Requirement
Include the line containing "301.8, 308.2, 312.5, 316.7, 321.1, 323.3, 321.1, 316.7]" and all lines before it, repeated exactly from the listing below, without pictures.

━━━━━━━━━━━━━━━━━━━━━━━━━━━━━━

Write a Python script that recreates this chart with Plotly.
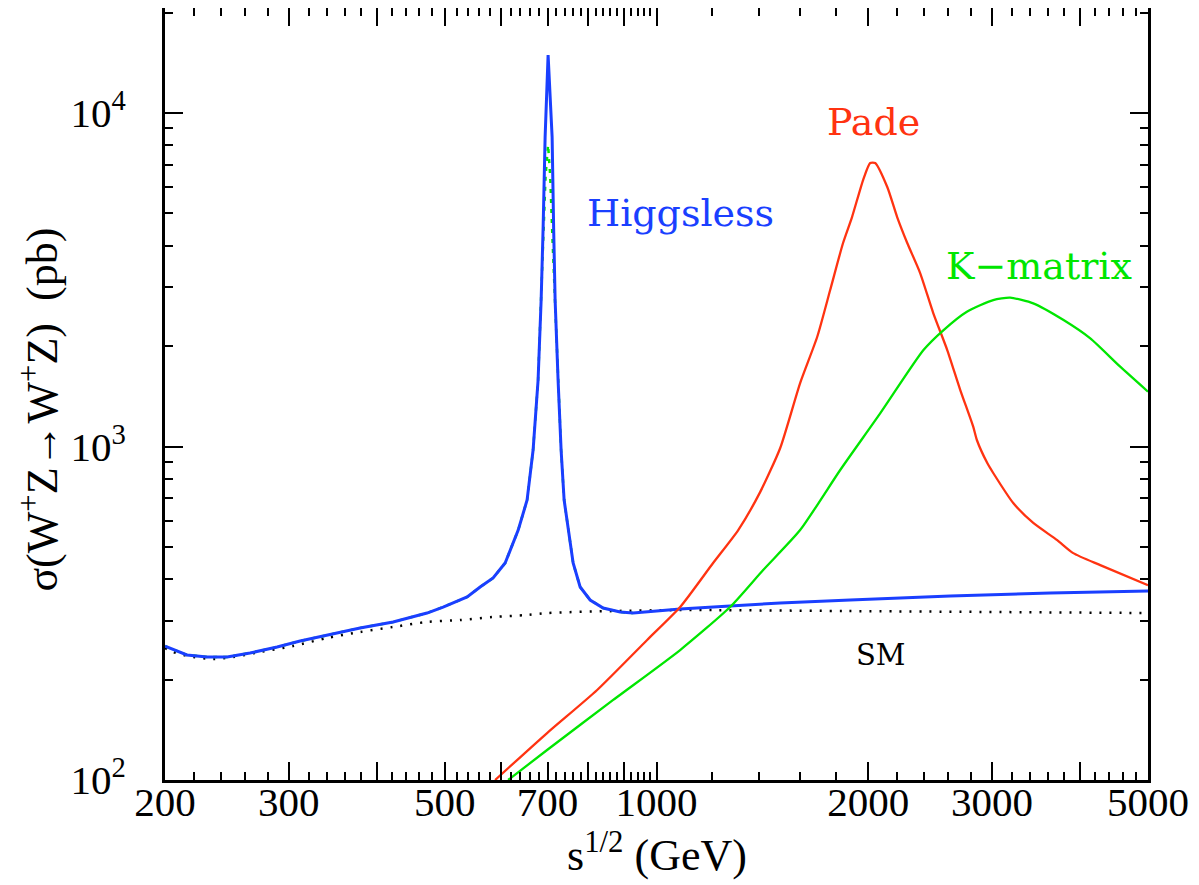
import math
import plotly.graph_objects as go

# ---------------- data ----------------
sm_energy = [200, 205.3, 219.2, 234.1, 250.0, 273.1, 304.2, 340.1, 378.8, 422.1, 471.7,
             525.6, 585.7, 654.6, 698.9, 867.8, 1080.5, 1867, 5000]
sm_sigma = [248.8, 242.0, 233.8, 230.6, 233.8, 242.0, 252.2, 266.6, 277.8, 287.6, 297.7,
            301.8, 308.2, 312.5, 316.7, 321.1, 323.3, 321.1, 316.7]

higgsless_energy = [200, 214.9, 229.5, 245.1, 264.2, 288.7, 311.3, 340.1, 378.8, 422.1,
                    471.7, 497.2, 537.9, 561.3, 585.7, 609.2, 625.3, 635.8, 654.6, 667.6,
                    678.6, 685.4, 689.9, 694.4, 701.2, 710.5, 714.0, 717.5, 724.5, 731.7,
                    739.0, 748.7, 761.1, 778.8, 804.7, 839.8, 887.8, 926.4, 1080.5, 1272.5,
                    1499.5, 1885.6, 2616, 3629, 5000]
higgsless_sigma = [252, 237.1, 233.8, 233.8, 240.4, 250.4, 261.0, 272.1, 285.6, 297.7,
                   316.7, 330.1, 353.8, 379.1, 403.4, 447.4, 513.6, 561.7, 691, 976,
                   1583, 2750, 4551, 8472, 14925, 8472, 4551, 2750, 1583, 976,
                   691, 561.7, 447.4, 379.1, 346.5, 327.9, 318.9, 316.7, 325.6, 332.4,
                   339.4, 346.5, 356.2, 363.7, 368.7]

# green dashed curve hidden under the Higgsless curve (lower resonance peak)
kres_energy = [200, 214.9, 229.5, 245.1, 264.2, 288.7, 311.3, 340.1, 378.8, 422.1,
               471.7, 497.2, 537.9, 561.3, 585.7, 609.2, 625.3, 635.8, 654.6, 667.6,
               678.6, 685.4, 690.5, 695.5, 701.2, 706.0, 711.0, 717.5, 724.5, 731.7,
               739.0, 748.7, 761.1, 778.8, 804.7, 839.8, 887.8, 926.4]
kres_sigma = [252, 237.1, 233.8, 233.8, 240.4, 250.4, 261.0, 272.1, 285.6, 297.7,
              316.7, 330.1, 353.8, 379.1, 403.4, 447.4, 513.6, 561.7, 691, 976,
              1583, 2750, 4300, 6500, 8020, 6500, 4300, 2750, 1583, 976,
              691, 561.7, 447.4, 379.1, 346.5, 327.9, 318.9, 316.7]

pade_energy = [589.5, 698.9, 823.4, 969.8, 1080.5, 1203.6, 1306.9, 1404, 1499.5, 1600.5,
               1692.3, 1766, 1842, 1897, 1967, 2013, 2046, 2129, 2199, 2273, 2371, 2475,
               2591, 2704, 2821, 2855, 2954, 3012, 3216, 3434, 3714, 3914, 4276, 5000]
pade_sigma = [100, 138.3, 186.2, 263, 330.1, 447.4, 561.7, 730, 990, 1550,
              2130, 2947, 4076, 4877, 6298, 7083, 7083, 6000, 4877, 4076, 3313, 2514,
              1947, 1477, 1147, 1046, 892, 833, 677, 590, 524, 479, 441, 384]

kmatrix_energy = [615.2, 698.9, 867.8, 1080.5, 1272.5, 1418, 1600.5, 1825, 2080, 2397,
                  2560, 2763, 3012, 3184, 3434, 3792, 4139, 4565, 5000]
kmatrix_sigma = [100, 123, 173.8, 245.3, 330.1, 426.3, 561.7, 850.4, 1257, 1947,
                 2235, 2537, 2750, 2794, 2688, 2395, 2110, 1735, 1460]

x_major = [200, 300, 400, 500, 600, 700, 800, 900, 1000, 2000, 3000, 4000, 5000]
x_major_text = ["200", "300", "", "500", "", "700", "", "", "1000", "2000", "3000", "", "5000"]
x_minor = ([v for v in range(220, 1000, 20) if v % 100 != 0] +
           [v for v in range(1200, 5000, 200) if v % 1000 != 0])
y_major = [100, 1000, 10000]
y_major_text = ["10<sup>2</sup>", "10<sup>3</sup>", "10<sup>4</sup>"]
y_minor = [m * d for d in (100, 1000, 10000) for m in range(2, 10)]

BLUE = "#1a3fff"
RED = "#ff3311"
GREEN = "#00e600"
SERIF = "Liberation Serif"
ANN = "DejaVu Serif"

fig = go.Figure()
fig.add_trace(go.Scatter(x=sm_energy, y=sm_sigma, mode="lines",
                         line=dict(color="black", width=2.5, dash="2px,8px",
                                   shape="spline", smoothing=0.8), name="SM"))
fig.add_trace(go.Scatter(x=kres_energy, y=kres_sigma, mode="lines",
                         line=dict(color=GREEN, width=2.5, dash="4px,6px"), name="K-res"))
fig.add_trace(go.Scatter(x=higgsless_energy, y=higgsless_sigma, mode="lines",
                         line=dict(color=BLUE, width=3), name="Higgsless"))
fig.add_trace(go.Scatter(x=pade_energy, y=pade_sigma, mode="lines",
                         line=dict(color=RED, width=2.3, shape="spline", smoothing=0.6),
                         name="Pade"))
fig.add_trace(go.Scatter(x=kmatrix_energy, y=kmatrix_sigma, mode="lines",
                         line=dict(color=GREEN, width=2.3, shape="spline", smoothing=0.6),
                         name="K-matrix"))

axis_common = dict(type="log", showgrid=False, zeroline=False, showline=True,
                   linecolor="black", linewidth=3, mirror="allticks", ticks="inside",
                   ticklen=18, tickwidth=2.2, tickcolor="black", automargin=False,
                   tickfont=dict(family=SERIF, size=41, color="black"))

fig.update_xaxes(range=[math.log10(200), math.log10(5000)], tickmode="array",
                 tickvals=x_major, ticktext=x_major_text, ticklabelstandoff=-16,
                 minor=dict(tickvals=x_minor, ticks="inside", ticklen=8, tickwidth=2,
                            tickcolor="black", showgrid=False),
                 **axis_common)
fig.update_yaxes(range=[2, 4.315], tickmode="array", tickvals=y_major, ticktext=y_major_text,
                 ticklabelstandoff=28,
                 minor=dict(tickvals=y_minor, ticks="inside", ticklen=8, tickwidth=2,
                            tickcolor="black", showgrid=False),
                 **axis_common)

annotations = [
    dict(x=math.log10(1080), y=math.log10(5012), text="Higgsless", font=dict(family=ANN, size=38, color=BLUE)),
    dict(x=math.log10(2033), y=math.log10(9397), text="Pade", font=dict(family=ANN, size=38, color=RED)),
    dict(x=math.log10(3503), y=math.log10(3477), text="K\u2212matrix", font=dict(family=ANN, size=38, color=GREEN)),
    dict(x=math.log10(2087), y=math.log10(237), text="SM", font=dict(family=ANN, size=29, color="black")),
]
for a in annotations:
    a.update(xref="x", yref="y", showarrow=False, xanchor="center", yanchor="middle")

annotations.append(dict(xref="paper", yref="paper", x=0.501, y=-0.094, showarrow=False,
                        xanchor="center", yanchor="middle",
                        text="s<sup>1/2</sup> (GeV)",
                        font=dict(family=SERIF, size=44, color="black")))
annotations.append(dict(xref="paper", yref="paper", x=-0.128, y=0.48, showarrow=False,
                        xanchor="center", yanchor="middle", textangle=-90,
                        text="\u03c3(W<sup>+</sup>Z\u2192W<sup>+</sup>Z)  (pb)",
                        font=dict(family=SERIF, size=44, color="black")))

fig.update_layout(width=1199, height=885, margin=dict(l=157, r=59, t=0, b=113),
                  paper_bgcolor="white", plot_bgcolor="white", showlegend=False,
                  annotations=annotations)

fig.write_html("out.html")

━━━━━━━━━━━━━━━━━━━━━━━━━━━━━━

Exercise answer
Write a Python script that recreates this chart with Plotly.
import math
import plotly.graph_objects as go

# ---------------- data ----------------
sm_energy = [200, 205.3, 219.2, 234.1, 250.0, 273.1, 304.2, 340.1, 378.8, 422.1, 471.7,
             525.6, 585.7, 654.6, 698.9, 867.8, 1080.5, 1867, 5000]
sm_sigma = [248.8, 242.0, 233.8, 230.6, 233.8, 242.0, 252.2, 266.6, 277.8, 287.6, 297.7,
            301.8, 308.2, 312.5, 316.7, 321.1, 323.3, 321.1, 316.7]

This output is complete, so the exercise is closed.